On war bondage and the thrill of the Four 

Just when you thought you’d been punished enough, Queque rolls out of its mossy crag, unrolls the paper, flips the laptop wide, clears a sludgy throat, and mutters in gollumesque garble: “Pwee-Twray-Usssshs?

Brass buttons

It opens with the brass in green and a pool of photographers swimming about at the front of the chamber in a choreographed chaos. It’s like Iraq without the innumerable militias, burning, and new, celebrated Shia-on-Shia violence.

Code Pink wasn’t supposed to mess with this one — this round of Iraq Occupation questioning was supposed to be reserved for presidential-aspirant primping. Still a couple chanters make their objections heard, with one man carried from the hearing hollering “Bring them home!” Was he screaming about our troops or Iraqi refugees?

“Post kinetic development” and “growing prosperity” in Iraq are poised to restore Iraqis to the standard of living they enjoyed when they were still Saddamists, Ambassador Ryan Crocker suggested Tuesday at the hearing before the U.S. House Armed Services and Foreign Affairs committees. So there may be electricity before Christmas for any of you thinking of taking on a low-interest mortgage in Baghdad. After all, there has to be a sunny flipside to the expulsion of 4.5 million Iraqis from their homes and 2 million who have permanently fled the “country” as refugees.

Economic (re)shuffle

Now we’re not one to quibble when money’s being made, but aren’t wars usually timed post-recession, you know, to rachet up the economy rather than drag the market down into a morass of unknown viscosity?
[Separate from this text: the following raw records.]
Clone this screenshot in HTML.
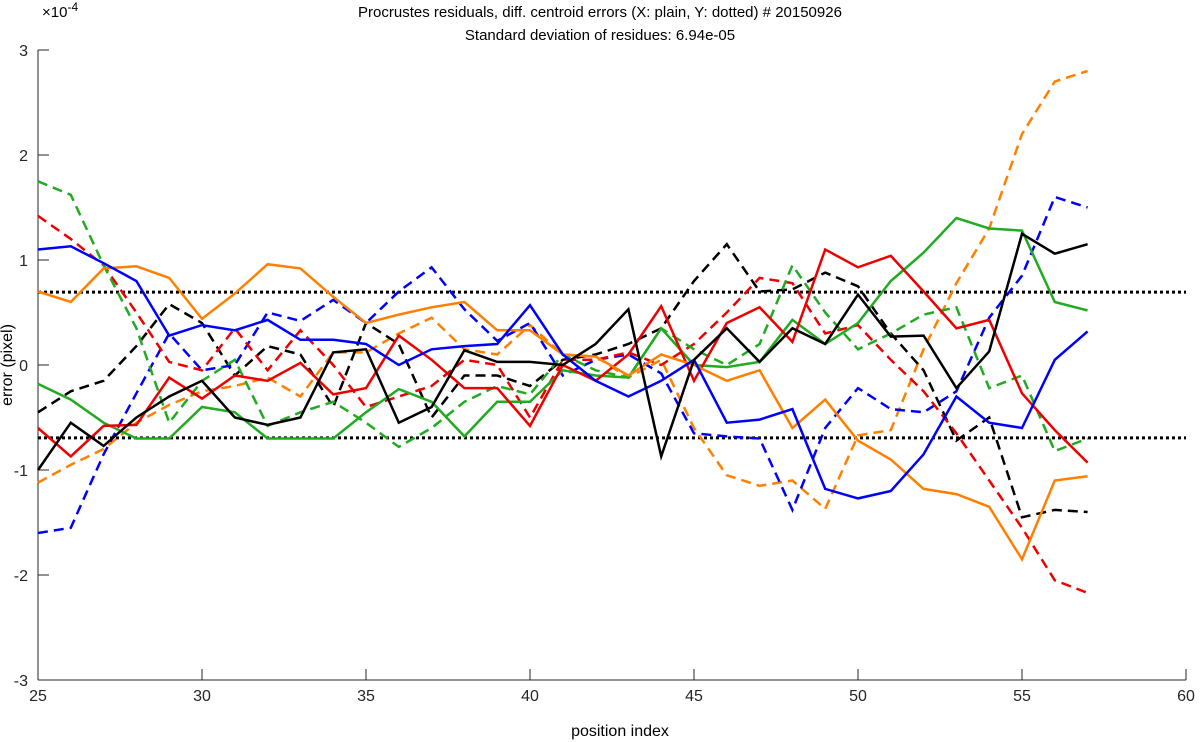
<!DOCTYPE html>
<html><head><meta charset="utf-8"><style>
body{margin:0;background:#fff;}
svg{display:block;font-family:"Liberation Sans",sans-serif;}
</style></head><body>
<svg id="chart" width="1200" height="742">
<text x="600" y="17" text-anchor="middle" font-size="15">Procrustes residuals, diff. centroid errors (X: plain, Y: dotted) # 20150926</text>
<text x="600" y="40" text-anchor="middle" font-size="15">Standard deviation of residues: 6.94e-05</text>
<text x="42" y="17" font-size="15">×10<tspan dy="-6" font-size="12">-4</tspan></text>
<text x="620" y="736" text-anchor="middle" font-size="16">position index</text>
<text transform="translate(12,365) rotate(-90)" text-anchor="middle" font-size="16">error (pixel)</text>
<g id="axes"></g>
<g id="series"></g>
</svg>
<script>
const xIndex=[25,26,27,28,29,30,31,32,33,34,35,36,37,38,39,40,41,42,43,44,45,46,47,48,49,50,51,52,53,54,55,56,57];
const xTicks=[25,30,35,40,45,50,55,60];
const yTicks=[-3,-2,-1,0,1,2,3];
const sigma=0.694;
const blueX=[1.1,1.13,0.97,0.8,0.28,0.38,0.33,0.43,0.24,0.24,0.2,0.0,0.15,0.18,0.2,0.57,0.1,-0.15,-0.3,-0.15,0.05,-0.55,-0.52,-0.42,-1.18,-1.27,-1.2,-0.85,-0.3,-0.55,-0.6,0.05,0.32];
const orangeX=[0.7,0.6,0.92,0.94,0.83,0.44,0.68,0.96,0.92,0.65,0.4,0.48,0.55,0.6,0.33,0.33,0.1,0.08,-0.1,0.1,0.0,-0.15,-0.05,-0.6,-0.33,-0.72,-0.9,-1.18,-1.23,-1.35,-1.85,-1.1,-1.06];
const blackX=[-1.0,-0.55,-0.77,-0.5,-0.3,-0.15,-0.5,-0.57,-0.5,0.12,0.15,-0.55,-0.4,0.14,0.03,0.03,0.0,0.2,0.53,-0.87,0.05,0.35,0.03,0.35,0.2,0.67,0.27,0.28,-0.22,0.13,1.25,1.06,1.15];
const redX=[-0.6,-0.87,-0.58,-0.57,-0.12,-0.32,-0.1,-0.15,0.02,-0.28,-0.22,0.28,0.05,-0.22,-0.22,-0.58,0.0,-0.15,0.1,0.56,-0.15,0.4,0.55,0.22,1.1,0.93,1.04,0.7,0.35,0.43,-0.27,-0.62,-0.93];
const greenX=[-0.18,-0.33,-0.55,-0.7,-0.7,-0.4,-0.45,-0.7,-0.7,-0.7,-0.45,-0.23,-0.35,-0.68,-0.35,-0.35,-0.05,-0.1,-0.12,0.35,0.0,-0.02,0.03,0.43,0.2,0.4,0.8,1.07,1.4,1.3,1.28,0.6,0.52];
const greenY=[1.75,1.62,0.95,0.35,-0.55,-0.15,0.05,-0.58,-0.45,-0.35,-0.55,-0.78,-0.6,-0.35,-0.2,-0.28,0.1,-0.05,-0.12,0.35,0.15,0.0,0.2,0.95,0.5,0.15,0.3,0.48,0.55,-0.22,-0.1,-0.82,-0.7];
const redY=[1.42,1.2,0.95,0.5,0.03,-0.05,0.35,-0.05,0.33,0.0,-0.4,-0.3,-0.2,0.05,0.0,-0.5,0.05,0.05,0.12,0.0,0.2,0.5,0.83,0.78,0.3,0.38,0.05,-0.25,-0.65,-1.1,-1.55,-2.05,-2.17];
const blueY=[-1.6,-1.55,-0.85,-0.27,0.3,-0.05,0.0,0.5,0.42,0.62,0.4,0.7,0.93,0.53,0.23,0.4,-0.1,0.05,0.1,-0.08,-0.65,-0.68,-0.7,-1.38,-0.6,-0.22,-0.42,-0.45,-0.25,0.45,0.85,1.6,1.5];
const blackY=[-0.45,-0.25,-0.15,0.18,0.58,0.4,-0.1,0.18,0.1,-0.4,0.4,0.2,-0.5,-0.1,-0.1,-0.2,0.05,0.1,0.2,0.35,0.8,1.15,0.7,0.72,0.88,0.75,0.3,-0.05,-0.72,-0.5,-1.45,-1.38,-1.4];
const orangeY=[-1.12,-0.95,-0.8,-0.55,-0.38,-0.25,-0.2,-0.12,-0.3,0.12,0.12,0.3,0.45,0.15,0.1,0.38,0.1,0.08,-0.12,0.05,-0.6,-1.05,-1.15,-1.1,-1.37,-0.67,-0.62,0.15,0.78,1.3,2.2,2.7,2.8];

const X0=38,X1=1186,Y0=680,Y1=50;
const sx=v=>X0+(v-25)/(60-25)*(X1-X0);
const sy=v=>Y0-(v+3)/6*(Y0-Y1);
const NS='http://www.w3.org/2000/svg';
const axes=document.getElementById('axes'), ser=document.getElementById('series');
function mk(tag,attrs,parent){const e=document.createElementNS(NS,tag);for(const k in attrs)e.setAttribute(k,attrs[k]);parent.appendChild(e);return e;}
let e=mk('line',{x1:X0,y1:Y0,x2:X1,y2:Y0,stroke:'#262626','stroke-width':1},axes);


e=mk('line',{x1:X0,y1:Y0,x2:X0,y2:Y1,stroke:'#262626','stroke-width':1},axes);


xTicks.forEach(t=>{
 mk('line',{x1:sx(t),y1:Y0,x2:sx(t),y2:Y0-11,stroke:'#262626'},axes);
 const tx=mk('text',{x:sx(t),y:Y0+21,'text-anchor':'middle','font-size':16,fill:'#262626'},axes);
 tx.textContent=t;
 
 
});
yTicks.forEach(t=>{
 mk('line',{x1:X0,y1:sy(t),x2:X0+11,y2:sy(t),stroke:'#262626'},axes);
 const tx=mk('text',{x:X0-10,y:sy(t)+6,'text-anchor':'end','font-size':16,fill:'#262626'},axes);
 tx.textContent=t;
 
 
});
[sigma,-sigma].forEach((s,i)=>{
 const l=mk('line',{x1:X0,y1:sy(s),x2:X1,y2:sy(s),stroke:'#000','stroke-width':3,'stroke-dasharray':'3 3'},ser);
 
 
});
const series=[
 ['orange-y',orangeY,'#ff8000',true],['black-y',blackY,'#000',true],['blue-y',blueY,'#0000ff',true],['red-y',redY,'#ee0000',true],['green-y',greenY,'#22aa22',true],
 ['green-x',greenX,'#22aa22',false],['red-x',redX,'#ee0000',false],['orange-x',orangeX,'#ff8000',false],['blue-x',blueX,'#0000ff',false],['black-x',blackX,'#000',false]
];
series.forEach(([n,vals,c,d])=>{
 const pts=vals.map((v,i)=>sx(xIndex[i]).toFixed(1)+','+sy(v).toFixed(1)).join(' ');
 const p=mk('polyline',{points:pts,fill:'none',stroke:c,'stroke-width':2.5,'stroke-linejoin':'miter'},ser);
 if(d)p.setAttribute('stroke-dasharray','10 6');
 
 
});
</script>
</body></html>
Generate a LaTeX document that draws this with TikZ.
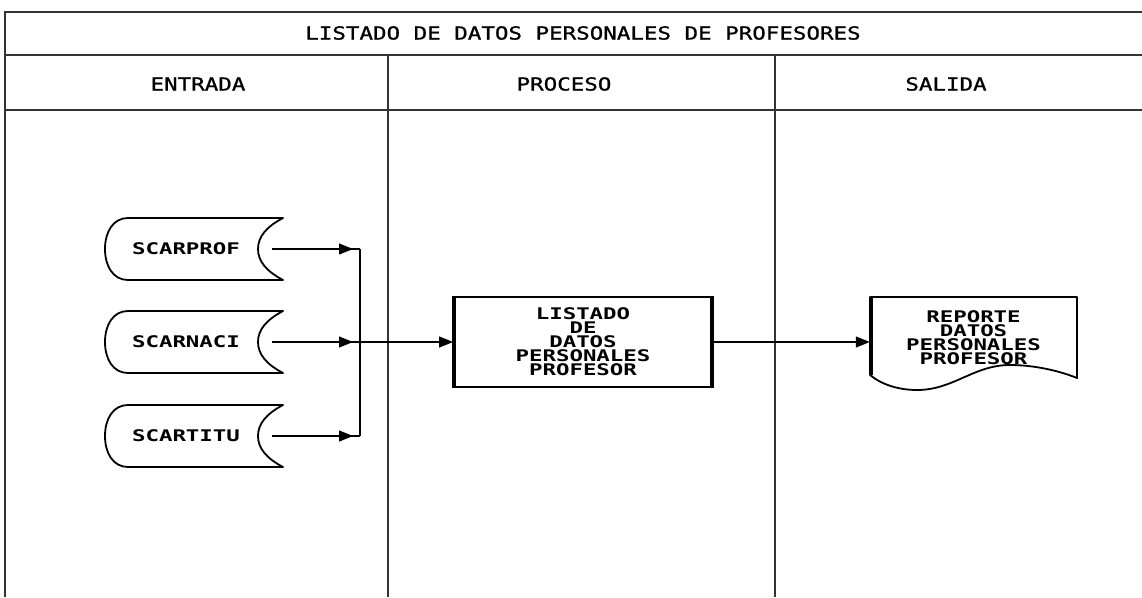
\documentclass[tikz,border=0pt]{standalone}
\usepackage{fontspec}
\newfontfamily\hdrfont[FakeStretch=1.25,FakeBold=1]{DejaVu Sans Mono}
\newfontfamily\boxfont[FakeStretch=1.4]{DejaVu Sans Mono}
\usetikzlibrary{arrows.meta}
\newcommand\storeshape[1]{%
  \draw[shp,shift={(#1.center)}] (-58,-31) -- (97,-31)
    .. controls (80,-22) and (72,-12) .. (72,0)
    .. controls (72,12) and (80,22) .. (97,31) -- (-58,31)
    .. controls (-73,31) and (-81,17) .. (-81,0)
    .. controls (-81,-17) and (-73,-31) .. (-58,-31) -- cycle;}
\begin{document}
\begin{tikzpicture}[x=1pt,y=-1pt,
 frame/.style={line width=1.1pt, draw=black!80},
 hdr/.style={font={\hdrfont\fontsize{18}{20}\selectfont}, inner sep=0pt},
 lbl/.style={font={\boxfont\bfseries\fontsize{16}{14}\selectfont}, inner sep=0pt, align=center},
 shp/.style={line width=1.8pt, line join=round},
 side/.style={line width=3.6pt},
 conn/.style={line width=1.2pt},
 tip/.style={conn, -{Triangle[length=14pt,width=11pt]}}
]
\useasboundingbox (0,0) rectangle (1142,597);
% frame
\draw[frame] (5,597) -- (5,12) -- (1142,12);
\draw[frame] (5,55) -- (1142,55);
\draw[frame] (5,110) -- (1142,110);
\draw[frame] (388,55) -- (388,597);
\draw[frame] (775,55) -- (775,597);
\node[hdr] (title) at (583,33) {LISTADO DE DATOS PERSONALES DE PROFESORES};
\node[hdr] (hin) at (198,84) {ENTRADA};
\node[hdr] (hpr) at (564,84) {PROCESO};
\node[hdr] (hout) at (946,84) {SALIDA};
% stored data
\node[lbl] (prof) at (186,249) {SCARPROF};
\node[lbl] (naci) at (186,342) {SCARNACI};
\node[lbl] (titu) at (186,436) {SCARTITU};
\storeshape{prof}
\storeshape{naci}
\storeshape{titu}
% process
\node[lbl, draw, shp, minimum width=258pt, minimum height=90pt] (proc) at (583,342)
  {LISTADO\\DE\\DATOS\\PERSONALES\\PROFESOR};
\draw[side] ([xshift=0.9pt]proc.north west) -- ([xshift=0.9pt]proc.south west);
\draw[side] ([xshift=-0.9pt]proc.north east) -- ([xshift=-0.9pt]proc.south east);
% document
\node[lbl, minimum width=207pt, minimum height=81pt] (doc) at (973.5,337.5)
  {REPORTE\\DATOS\\PERSONALES\\PROFESOR};
\draw[shp,shift={(doc.center)}] (-103.5,37.5) -- (-103.5,-40.5) -- (103.5,-40.5) -- (103.5,40.5)
  .. controls (85,33) and (60,27.5) .. (36.5,27.5)
  .. controls (0,27.5) and (-20,52.5) .. (-56.5,52.5)
  .. controls (-75,52.5) and (-92,47) .. (-103.5,37.5);
\draw[side] ([xshift=0.9pt]doc.north west) -- ([xshift=0.9pt,yshift=-37.5pt]doc.west);
% connectors
\coordinate (b1) at (360,249);
\coordinate (b2) at (360,342);
\coordinate (b3) at (360,436);
\draw[conn] ([xshift=86pt]prof.center) -- (b1);
\draw[conn] ([xshift=86pt]naci.center) -- (b2);
\draw[conn] ([xshift=86pt]titu.center) -- (b3);
\draw[tip] ([xshift=86pt]prof.center) -- ([xshift=-7pt]b1);
\draw[tip] ([xshift=86pt]naci.center) -- ([xshift=-7pt]b2);
\draw[tip] ([xshift=86pt]titu.center) -- ([xshift=-7pt]b3);
\draw[conn] (b1) -- (b3);
\draw[tip] (b2) -- (proc.west);
\draw[tip] (proc.east) -- (proc.east -| doc.west);
\end{tikzpicture}
\end{document}
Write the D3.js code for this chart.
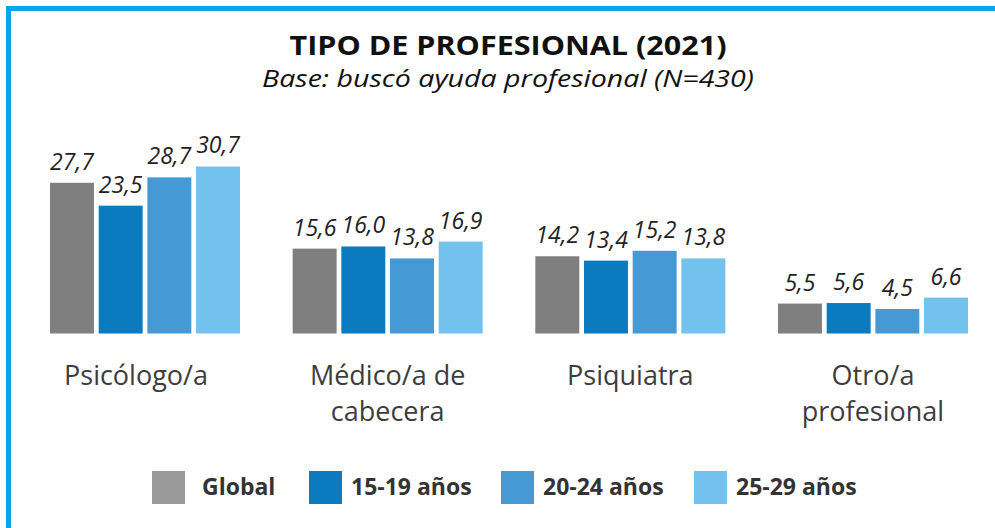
<!DOCTYPE html>
<html>
<head>
<meta charset="utf-8">
<script src="https://cdn.jsdelivr.net/npm/d3@7"></script>
<style>
  body { margin: 0; background: #fff; }
  svg { display: block; font-family: 'Open Sans', sans-serif; }
  .title { font-weight: 700; font-size: 26px; fill: #111; }
  .subtitle { font-style: italic; font-size: 23px; fill: #111; }
  .value { font-style: italic; font-size: 23px; fill: #222; }
  .cat { font-size: 27px; fill: #3d3d3d; }
  .legendText { font-weight: 700; font-size: 23px; fill: #333; }
</style>
</head>
<body>
<svg id="chart" width="995" height="528"></svg>
<script>
const categories = [['Psicólogo/a'], ['Médico/a de', 'cabecera'], ['Psiquiatra'], ['Otro/a', 'profesional']]
const series = ['Global', '15-19 años', '20-24 años', '25-29 años']
const values = [
  [27.7, 23.5, 28.7, 30.7],
  [15.6, 16.0, 13.8, 16.9],
  [14.2, 13.4, 15.2, 13.8],
  [5.5, 5.6, 4.5, 6.6]
]
const barColors = ['#7f7f7f', '#0c7abf', '#4599d5', '#72c2ed']
const legendColors = ['#999999', '#0c7abf', '#4599d5', '#72c2ed']

const svg = d3.select('#chart')

// frame: top and left blue lines
svg.append('rect').attr('x', 6).attr('y', 6).attr('width', 989).attr('height', 5).attr('fill', '#0aa5e6')
svg.append('rect').attr('x', 6).attr('y', 6).attr('width', 5).attr('height', 522).attr('fill', '#0aa5e6')

svg.append('text').attr('class', 'title')
  .attr('x', 508).attr('y', 55).attr('text-anchor', 'middle')
  .attr('textLength', 437).attr('lengthAdjust', 'spacingAndGlyphs')
  .text('TIPO DE PROFESIONAL (2021)')

svg.append('text').attr('class', 'subtitle')
  .attr('x', 508).attr('y', 87).attr('text-anchor', 'middle')
  .attr('textLength', 492).attr('lengthAdjust', 'spacingAndGlyphs')
  .text('Base: buscó ayuda profesional (N=430)')

const catKeys = categories.map(c => c.join(' '))

const x0 = d3.scaleBand().domain(catKeys).range([50, 968]).paddingInner(0.217)
const x1 = d3.scaleBand().domain(series).range([0, x0.bandwidth()]).paddingInner(0.097)
const y = d3.scaleLinear().domain([0, 35]).range([333.5, 333.5 - 5.44 * 35])

const groups = svg.append('g')
  .selectAll('g')
  .data(values)
  .enter()
  .append('g')
  .attr('transform', (d, i) => `translate(${x0(catKeys[i])},0)`)

groups.selectAll('rect')
  .data(d => d.map((v, j) => ({ v, s: series[j], j })))
  .enter()
  .append('rect')
  .attr('x', d => x1(d.s))
  .attr('y', d => y(d.v))
  .attr('width', x1.bandwidth())
  .attr('height', d => y(0) - y(d.v))
  .attr('fill', d => barColors[d.j])

groups.selectAll('text.value')
  .data(d => d.map((v, j) => ({ v, s: series[j] })))
  .enter()
  .append('text')
  .attr('class', 'value')
  .attr('x', d => x1(d.s) + x1.bandwidth() / 2)
  .attr('y', d => y(d.v) - 13)
  .attr('text-anchor', 'middle')
  .text(d => d.v.toFixed(1).replace('.', ','))

// category labels, one text per line
const catLabels = svg.append('g')
categories.forEach((lines, i) => {
  const cx = x0(catKeys[i]) + x0.bandwidth() / 2 - (i === 0 ? 9 : 0)
  lines.forEach((line, k) => {
    catLabels.append('text')
      .attr('class', 'cat')
      .attr('text-anchor', 'middle')
      .attr('x', cx)
      .attr('y', 385 + k * 36)
      .text(line)
  })
})

// legend
const legendX = [152, 309, 501, 694]
const legend = svg.append('g')
  .selectAll('g')
  .data(series)
  .enter()
  .append('g')
  .attr('transform', (d, i) => `translate(${legendX[i]},471)`)

legend.append('rect')
  .attr('width', 33).attr('height', 33)
  .attr('fill', (d, i) => legendColors[i])

legend.append('text')
  .attr('class', 'legendText')
  .attr('x', (d, i) => i === 0 ? 50 : 42)
  .attr('y', 24)
  .text(d => d)
</script>
</body>
</html>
By the time you read this (you Get It Wednesday, no?), our country will be in debt to the tune of $9.5 trillion and falling $1.7 billion a day. Meanwhile, the cost of the war has recently been put at $3 trillion. But not everyone is suffering. The domestic oil companies who used to provide crude for affordable gasoline here at home are doing spry bidness on national reanimation projects.

Valero, providing five percent of all DOD-contracted fuel sales (See Queque, “Pumpin’ War Blend,” November 14, 2007), just got another $397.5-million contract for aviation fuels. Meanwhile, in the last few weeks Shell’s Deer Park refinery got stop-lossed to the tune of $882 million; New Braunfels-based trading company Refinery Associates of Texas caught a $185-million contract; and Delek Refining in Tyler got $102 million of oil droppings. And we wonder why Texas has been unable to kick off a solar-energy revolution?

With space-war tech being utilized now, the obviously programmer-named Ultra Electronics Advanced Tactical Systems, Inc., of Austin stands to gain as much as $49.5 million for new processors to be used by the U.S. Navy’s Command and Control systems and Air Defense (and cryptographic) systems.

Then there is the $6 million going to the Austin PR firm GSD&M Idea City for Air Force recruiting efforts. Queque hopes they can do better than the Wii raffle the Army is using to target potential RGV recruits.

Council flats

Final Four Fever was in the air at last week’s Council cozy-up, with Mayor Phil Hardberger gushing that the eyes of the nation would be on San Antonio for three whole days. (But will those TV crews find his smother-an-animal-with-love billboard before they leave?) Apparently caught up in the excitement, Municipal Plaza perennial Faris Hodge submitted a request to the Council to rename the Alamodome after him, a suggestion met with the kind of silence usually reserved for 12-year-olds asking if you’ll buy them a car.

The discussion quickly shifted to the 40th anniversary of HemisFair, and District 8 Councilwoman Diane Cibrian’s revelation that it was her Aunt Rosa who 40 years ago won a local contest to choose the name for the Tower of the Americas. “She said she wanted San Antonio to be the Gateway to the Americas,” Cibrian said.

“Too bad your aunt didn’t know Faris Hodge back then,” District 7 Councilman Justin Rodriguez responded. “She could have saved us a lot of grief.”

The C-team also came down with a touch of City Auditor Dysentery, flushing (OK. He resigned.) Pete Gonzales Jr. from the city employee roster after meeting in executive session.

Nuke fluke

Now, call it overkill if you must, but it has come to the attention of Queque that there are still some nuke believers huddling in San Antonio’s subterranean channels (Yes, those tunnels our pal Perky is fond of waxing on about). To flush them out and set them straight, former U.S. Nuclear Regulatory Commissioner Peter Bradford will be banging a gong 7 p.m. Thursday at Trinity’s Science Lecture Hall.

Come in your best repentant gear, you scoundrels.